> _Short task_:
The records below are split into lines. How many of those lines contain the string "this"? Reply with the number only.

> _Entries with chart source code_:
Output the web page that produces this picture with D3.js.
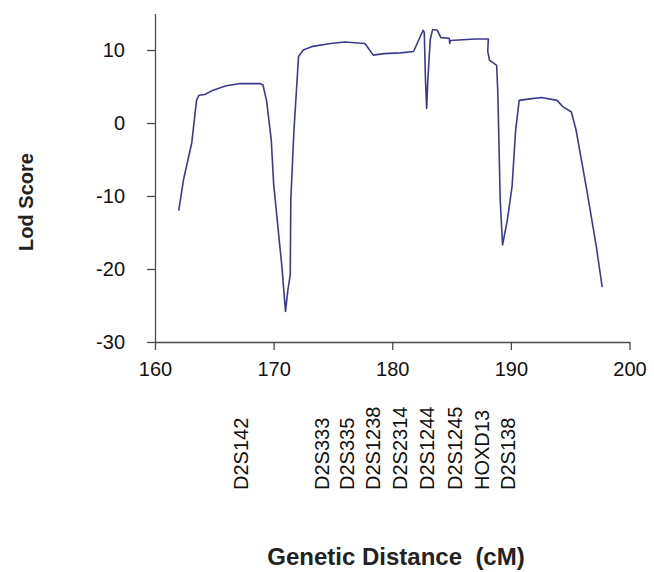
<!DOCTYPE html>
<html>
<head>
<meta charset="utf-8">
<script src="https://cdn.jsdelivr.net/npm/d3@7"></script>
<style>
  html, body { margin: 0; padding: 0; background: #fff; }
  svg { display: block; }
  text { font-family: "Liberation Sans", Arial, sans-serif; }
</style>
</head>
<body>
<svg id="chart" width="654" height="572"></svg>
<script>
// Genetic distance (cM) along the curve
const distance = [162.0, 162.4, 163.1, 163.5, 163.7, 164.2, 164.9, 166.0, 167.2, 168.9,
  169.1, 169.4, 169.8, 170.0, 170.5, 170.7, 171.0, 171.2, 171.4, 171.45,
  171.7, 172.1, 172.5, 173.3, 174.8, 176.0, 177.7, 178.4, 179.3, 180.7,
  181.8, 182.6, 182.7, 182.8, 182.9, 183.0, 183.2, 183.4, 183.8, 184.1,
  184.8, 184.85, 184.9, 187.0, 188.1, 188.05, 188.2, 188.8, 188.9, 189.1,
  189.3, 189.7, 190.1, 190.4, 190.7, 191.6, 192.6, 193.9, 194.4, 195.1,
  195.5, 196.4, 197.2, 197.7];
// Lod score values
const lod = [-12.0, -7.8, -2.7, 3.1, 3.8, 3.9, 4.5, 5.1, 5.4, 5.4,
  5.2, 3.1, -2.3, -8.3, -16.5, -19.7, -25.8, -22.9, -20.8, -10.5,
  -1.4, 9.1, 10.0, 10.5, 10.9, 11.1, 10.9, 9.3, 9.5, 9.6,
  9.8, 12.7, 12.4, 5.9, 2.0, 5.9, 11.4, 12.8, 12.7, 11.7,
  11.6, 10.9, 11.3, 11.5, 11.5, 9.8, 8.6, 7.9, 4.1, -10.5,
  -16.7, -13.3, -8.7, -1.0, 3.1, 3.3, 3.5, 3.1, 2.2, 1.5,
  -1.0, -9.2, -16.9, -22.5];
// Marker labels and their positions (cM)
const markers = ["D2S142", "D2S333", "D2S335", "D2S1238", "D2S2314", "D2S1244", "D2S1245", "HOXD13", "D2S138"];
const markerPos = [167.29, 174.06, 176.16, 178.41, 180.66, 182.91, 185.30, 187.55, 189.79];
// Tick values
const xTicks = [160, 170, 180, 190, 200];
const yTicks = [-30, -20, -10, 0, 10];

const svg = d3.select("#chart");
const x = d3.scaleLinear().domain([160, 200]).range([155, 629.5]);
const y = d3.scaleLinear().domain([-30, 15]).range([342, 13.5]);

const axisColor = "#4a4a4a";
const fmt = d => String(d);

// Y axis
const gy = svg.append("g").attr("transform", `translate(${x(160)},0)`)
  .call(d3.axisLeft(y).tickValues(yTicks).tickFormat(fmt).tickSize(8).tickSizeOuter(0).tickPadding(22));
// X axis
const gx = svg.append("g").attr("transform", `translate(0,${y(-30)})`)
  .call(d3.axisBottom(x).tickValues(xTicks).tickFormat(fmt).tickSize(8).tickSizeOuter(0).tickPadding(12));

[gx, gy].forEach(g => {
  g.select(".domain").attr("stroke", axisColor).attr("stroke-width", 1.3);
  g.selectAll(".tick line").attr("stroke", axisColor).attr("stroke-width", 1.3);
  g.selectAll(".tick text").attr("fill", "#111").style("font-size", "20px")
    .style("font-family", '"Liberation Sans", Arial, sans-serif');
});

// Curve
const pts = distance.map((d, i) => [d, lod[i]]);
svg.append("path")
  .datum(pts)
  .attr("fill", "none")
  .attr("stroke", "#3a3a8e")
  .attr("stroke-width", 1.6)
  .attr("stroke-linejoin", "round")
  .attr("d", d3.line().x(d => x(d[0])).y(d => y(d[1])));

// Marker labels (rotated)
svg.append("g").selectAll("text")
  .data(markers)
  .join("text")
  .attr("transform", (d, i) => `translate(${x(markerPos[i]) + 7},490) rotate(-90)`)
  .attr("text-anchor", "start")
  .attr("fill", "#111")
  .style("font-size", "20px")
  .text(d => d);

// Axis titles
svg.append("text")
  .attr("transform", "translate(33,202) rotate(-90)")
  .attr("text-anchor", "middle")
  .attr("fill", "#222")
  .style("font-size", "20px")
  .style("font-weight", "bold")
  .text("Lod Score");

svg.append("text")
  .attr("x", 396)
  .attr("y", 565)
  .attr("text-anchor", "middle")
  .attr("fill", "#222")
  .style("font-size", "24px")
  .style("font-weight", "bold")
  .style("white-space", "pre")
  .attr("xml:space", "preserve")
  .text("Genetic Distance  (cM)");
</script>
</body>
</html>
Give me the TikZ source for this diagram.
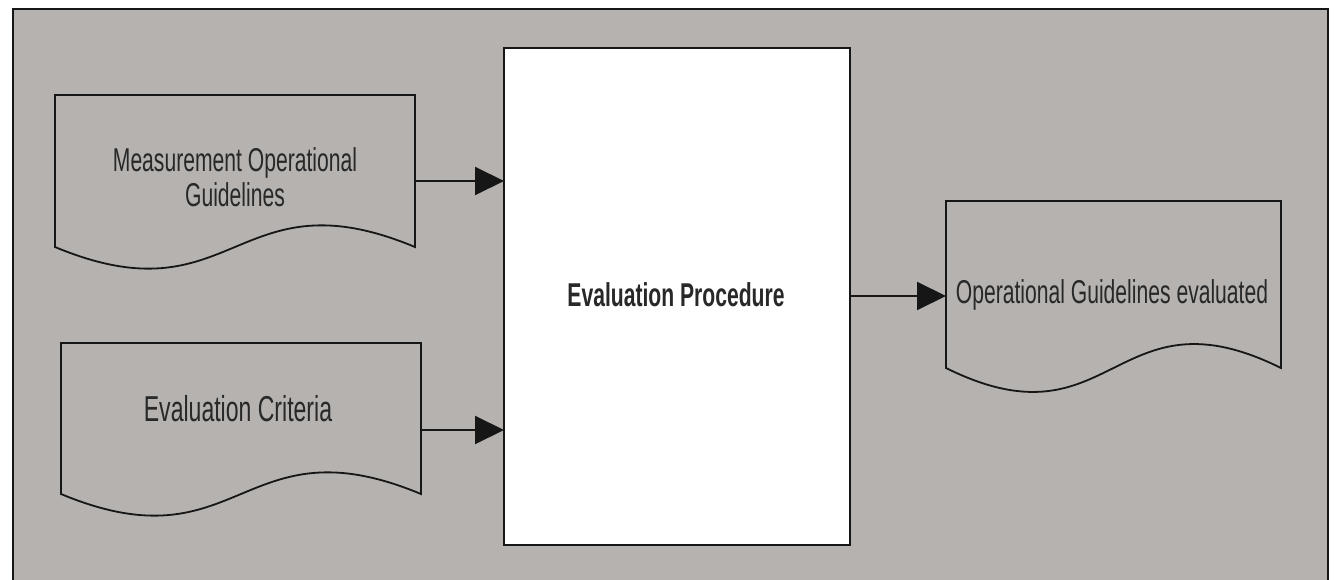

> _Result below_:
2